New construction in Louisville
New construction in Louisville

Eighteen months later there were signs of recovery. Entire streets had been scraped clean, the debris removed and the concrete foundations pulled from the ground, waiting to be rebuilt. Some new construction was underway, looking more like a greenfield subdivision surrounded by empty never-built lots than the brownfield site of a natural disaster.

Louisville recovery sign
Louisville recovery sign

Across the street from the hotel I stayed at in Louisville (and where we fled, into the hotel's conference room, when the office's air conditioning froze in the 95° F summer heat) was a fence around the edge of a parking lot that used to be a strip mall full of shops and restaurants.
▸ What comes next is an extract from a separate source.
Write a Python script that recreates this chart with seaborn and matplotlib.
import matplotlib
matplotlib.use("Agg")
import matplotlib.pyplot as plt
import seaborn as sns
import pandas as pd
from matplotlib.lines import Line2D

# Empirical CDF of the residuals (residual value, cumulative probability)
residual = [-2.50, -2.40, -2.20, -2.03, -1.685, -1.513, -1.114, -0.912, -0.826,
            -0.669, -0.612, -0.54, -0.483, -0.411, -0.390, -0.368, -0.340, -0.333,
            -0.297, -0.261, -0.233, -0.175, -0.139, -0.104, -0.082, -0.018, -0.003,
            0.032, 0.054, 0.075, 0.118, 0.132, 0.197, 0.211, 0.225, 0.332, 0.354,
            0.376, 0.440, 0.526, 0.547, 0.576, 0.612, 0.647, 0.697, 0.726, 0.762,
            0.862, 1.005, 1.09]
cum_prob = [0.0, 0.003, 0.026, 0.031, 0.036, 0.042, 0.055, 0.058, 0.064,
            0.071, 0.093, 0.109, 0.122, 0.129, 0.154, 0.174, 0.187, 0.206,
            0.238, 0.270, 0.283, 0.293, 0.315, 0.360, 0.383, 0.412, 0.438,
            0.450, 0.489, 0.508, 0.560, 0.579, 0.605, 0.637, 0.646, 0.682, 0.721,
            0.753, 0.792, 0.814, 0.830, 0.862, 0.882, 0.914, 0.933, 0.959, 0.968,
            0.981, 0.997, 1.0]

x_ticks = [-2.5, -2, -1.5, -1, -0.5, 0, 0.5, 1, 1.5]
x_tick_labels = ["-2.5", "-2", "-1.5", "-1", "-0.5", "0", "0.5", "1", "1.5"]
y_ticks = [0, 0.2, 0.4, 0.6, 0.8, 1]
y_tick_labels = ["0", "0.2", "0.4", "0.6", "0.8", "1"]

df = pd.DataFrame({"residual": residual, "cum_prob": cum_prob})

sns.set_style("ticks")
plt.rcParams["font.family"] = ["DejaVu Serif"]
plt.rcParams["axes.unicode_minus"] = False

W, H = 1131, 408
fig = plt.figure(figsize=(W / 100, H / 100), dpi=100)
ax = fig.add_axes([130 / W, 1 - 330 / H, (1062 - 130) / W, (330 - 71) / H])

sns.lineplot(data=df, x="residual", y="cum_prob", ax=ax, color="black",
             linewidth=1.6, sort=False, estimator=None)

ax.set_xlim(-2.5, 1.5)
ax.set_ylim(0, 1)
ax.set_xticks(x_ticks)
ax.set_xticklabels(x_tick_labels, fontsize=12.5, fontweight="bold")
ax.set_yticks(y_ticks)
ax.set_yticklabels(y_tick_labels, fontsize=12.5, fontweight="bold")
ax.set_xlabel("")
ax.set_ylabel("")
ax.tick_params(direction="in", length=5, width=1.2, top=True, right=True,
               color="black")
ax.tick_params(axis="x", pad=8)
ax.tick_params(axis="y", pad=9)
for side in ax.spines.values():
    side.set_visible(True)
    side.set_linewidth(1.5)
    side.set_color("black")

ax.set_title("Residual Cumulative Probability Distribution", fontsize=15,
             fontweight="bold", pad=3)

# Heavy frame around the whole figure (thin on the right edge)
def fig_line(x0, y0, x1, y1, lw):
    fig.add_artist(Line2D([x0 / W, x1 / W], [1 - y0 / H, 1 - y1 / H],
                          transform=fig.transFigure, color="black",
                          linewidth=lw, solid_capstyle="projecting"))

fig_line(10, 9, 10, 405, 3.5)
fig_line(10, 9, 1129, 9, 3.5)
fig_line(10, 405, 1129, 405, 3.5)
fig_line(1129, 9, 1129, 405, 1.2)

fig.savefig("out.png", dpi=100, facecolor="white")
Strip mall slab left in Louisville after the Marshall Fire
Strip mall slab left in Louisville after the Marshall Fire

Twenty years ago, while living and working in Louisville, there was a fast-casual Japanese restaurant named Tokyo Joe's that I frequented, often for lunches out with my colleagues. (My standard order was a Boulder veggie bowl with teriyaki sauce, often with a side maki roll.) The last time I visited this restaurant may have been a week after Julian was born in 2015, on the way back from a baby-related shopping trip, pictured here in this vintage photo of newborn Julian that I dug out of my archive just for this blog post. I posted it to Julian's Twitter account with the caption "That's weird; Daddy is eating with some sort of sticks in his hand. I shall watch this new development with interest."

Julian in his car seat at Tokyo Joe's
Julian in his car seat at Tokyo Joe's

In the background of the picture of Julian we can see the polished concrete floor with two seams crossing right behind the stroller. I believe we can see the same pattern in the concrete slab, scraped clean of all of the building around it, in the new picture below. This was a specific place that was meaningful to me, and now it's gone.
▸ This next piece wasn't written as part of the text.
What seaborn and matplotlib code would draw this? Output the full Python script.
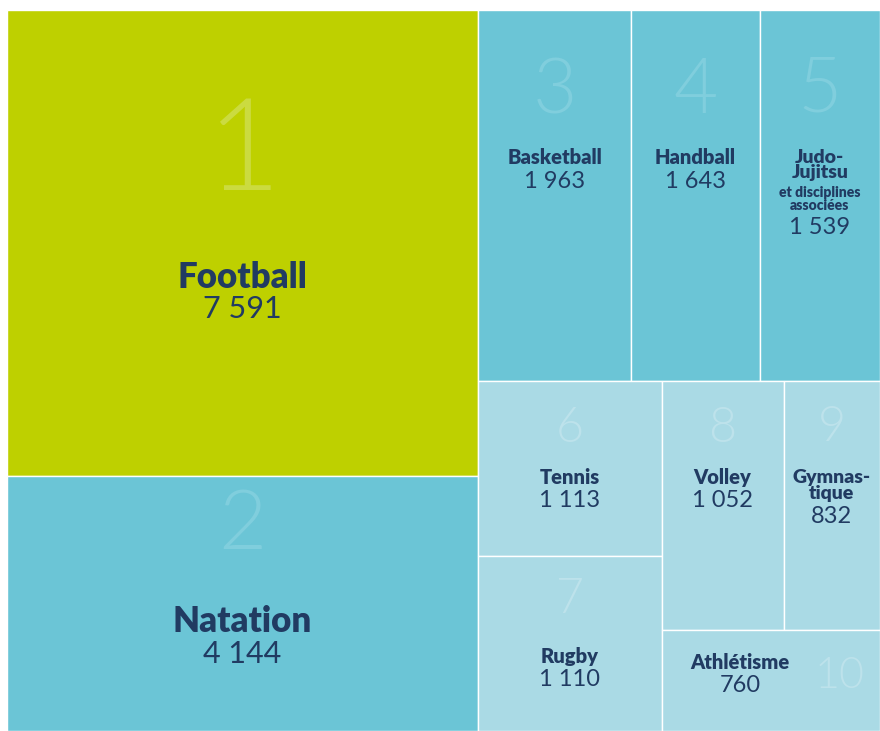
import numpy as np
import pandas as pd
import matplotlib.pyplot as plt
import seaborn as sns
from matplotlib.patches import Rectangle

## data
sports = ['Football', 'Natation', 'Basketball', 'Handball', 'Judo-Jujitsu',
          'Tennis', 'Rugby', 'Volley', 'Gymnastique', 'Athlétisme']
labels = ['Football', 'Natation', 'Basketball', 'Handball', 'Judo-\nJujitsu',
          'Tennis', 'Rugby', 'Volley', 'Gymnas-\ntique', 'Athlétisme']
values = [7591, 4144, 1963, 1643, 1539, 1113, 1110, 1052, 832, 760]
ranks = [1, 2, 3, 4, 5, 6, 7, 8, 9, 10]
subtitle_judo = 'et disciplines\nassociées'

df = pd.DataFrame({'sport': sports, 'label': labels, 'value': values, 'rank': ranks})

## treemap split tree: 'h' = side by side, 'v' = stacked
tree = ('h', [('v', [0, 1]),
              ('v', [('h', [2, 3, 4]),
                     ('h', [('v', [5, 6]),
                            ('v', [('h', [7, 8]), 9])])])])

def total(node):
    if isinstance(node, int):
        return df.value[node]
    return sum(total(c) for c in node[1])

rects = {}
def layout(node, x, y, w, h):
    if isinstance(node, int):
        rects[node] = (x, y, w, h)
        return
    direction, children = node
    s = total(node)
    pos = 0
    for c in children:
        frac = total(c) / s
        if direction == 'h':
            layout(c, x + pos * w, y, frac * w, h)
        else:
            layout(c, x, y + pos * h, w, frac * h)
        pos += frac

# plot area in pixels
layout(tree, 7, 10, 873, 721)

## colours
dark_text = '#213b62'
tile_colours = ['#bed000', '#6bc5d6', '#6bc5d6', '#6bc5d6', '#6bc5d6',
                '#aadae5', '#aadae5', '#aadae5', '#aadae5', '#aadae5']
rank_colours = ['#cbdb40', '#80cedd', '#80cedd', '#80cedd', '#80cedd',
                '#bde2eb', '#bde2eb', '#bde2eb', '#bde2eb', '#bde2eb']

# text placement (offsets in px from tile top) and sizes
style = {
    'Football':     dict(rank_y=145, label_y=267, value_y=299, rank_fs=92, label_fs=25, value_fs=22),
    'Natation':     dict(rank_y=50, label_y=145, value_y=178, rank_fs=60, label_fs=25, value_fs=22),
    'Basketball':   dict(rank_y=82, label_y=147, value_y=171, rank_fs=55, label_fs=14.5, value_fs=17),
    'Handball':     dict(rank_y=82, label_y=147, value_y=171, rank_fs=55, label_fs=14.5, value_fs=17),
    'Judo-Jujitsu': dict(rank_y=80, label_y=155, value_y=217, rank_fs=55, label_fs=14, value_fs=17),
    'Tennis':       dict(rank_y=48, label_y=97, value_y=120, rank_fs=35, label_fs=14.5, value_fs=17),
    'Rugby':        dict(rank_y=44, label_y=101, value_y=124, rank_fs=35, label_fs=14.5, value_fs=17),
    'Volley':       dict(rank_y=48, label_y=97, value_y=120, rank_fs=35, label_fs=14.5, value_fs=17),
    'Gymnastique':  dict(rank_y=47, label_y=105, value_y=136, rank_fs=35, label_fs=14, value_fs=17),
    'Athlétisme':   dict(rank_y=46, label_y=32, value_y=55, rank_fs=31, label_fs=14.5, value_fs=17,
                         label_dx=-31, rank_dx=69),
}

sns.set_style('white')
plt.rcParams['font.family'] = ['Lato', 'DejaVu Sans']

fig = plt.figure(figsize=(8.8, 7.31), dpi=100)
ax = fig.add_axes([0, 0, 1, 1])
ax.set_xlim(0, 880)
ax.set_ylim(731, 0)
ax.axis('off')

for i, row in df.iterrows():
    x, y, w, h = rects[i]
    ax.add_patch(Rectangle((x, y), w, h, facecolor=tile_colours[i],
                           edgecolor='white', linewidth=1.0))
    st = style[row.sport]
    cx = x + w / 2
    ax.text(cx + st.get('rank_dx', 0), y + st['rank_y'], str(row['rank']),
            ha='center', va='center', fontsize=st['rank_fs'], fontweight=300,
            color=rank_colours[i])
    ax.text(cx + st.get('label_dx', 0), y + st['label_y'], row.label,
            ha='center', va='center', fontsize=st['label_fs'], fontweight='heavy',
            color=dark_text, linespacing=0.9)
    if row.sport == 'Judo-Jujitsu':
        ax.text(cx, y + 189, subtitle_judo, ha='center', va='center', fontsize=10,
                fontweight='heavy', color=dark_text, linespacing=1.0)
    value_txt = f'{row.value:,}'.replace(',', ' ')
    ax.text(cx + st.get('label_dx', 0), y + st['value_y'], value_txt,
            ha='center', va='center', fontsize=st['value_fs'], fontweight='normal',
            color=dark_text)

plt.savefig('out.png', dpi=100, facecolor='white')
Site of Tokyo Joe's in Louisville
Site of Tokyo Joe's in Louisville

(After taking the newer picture, but before writing this blog post, I stumbled upon the picture of newborn Julian above, but by the time I sat down to actually write this I had forgotten where I saw it. I looked through every picture I posted from after Julian was born in 2015 without seeing it before I remembered that I had downloaded Julian's Twitter archive a couple of weeks ago (around the time the current owner of the site that used to be my social media platform of choice made one or more dumb decisions to drive users away, apparently ignorant of the actual value proposition posed by the site's power users; back in the halcyon days of a few weeks ago before the site was inexplicably renamed "X") and the picture existed in the Twitter archive but nowhere else. I dug it out of my backlog of unposted photos to post it here now.)

737 wing and dusk over the Rockies
737 wing and dusk over the Rockies

Visiting Louisville a year-and-a-half into their wildfire recovery gave me a stark reminder of the dangers of wildfire in the American West — especially me, right now, living at the edge of Santa Cruz in the middle of the wildland-urban interface.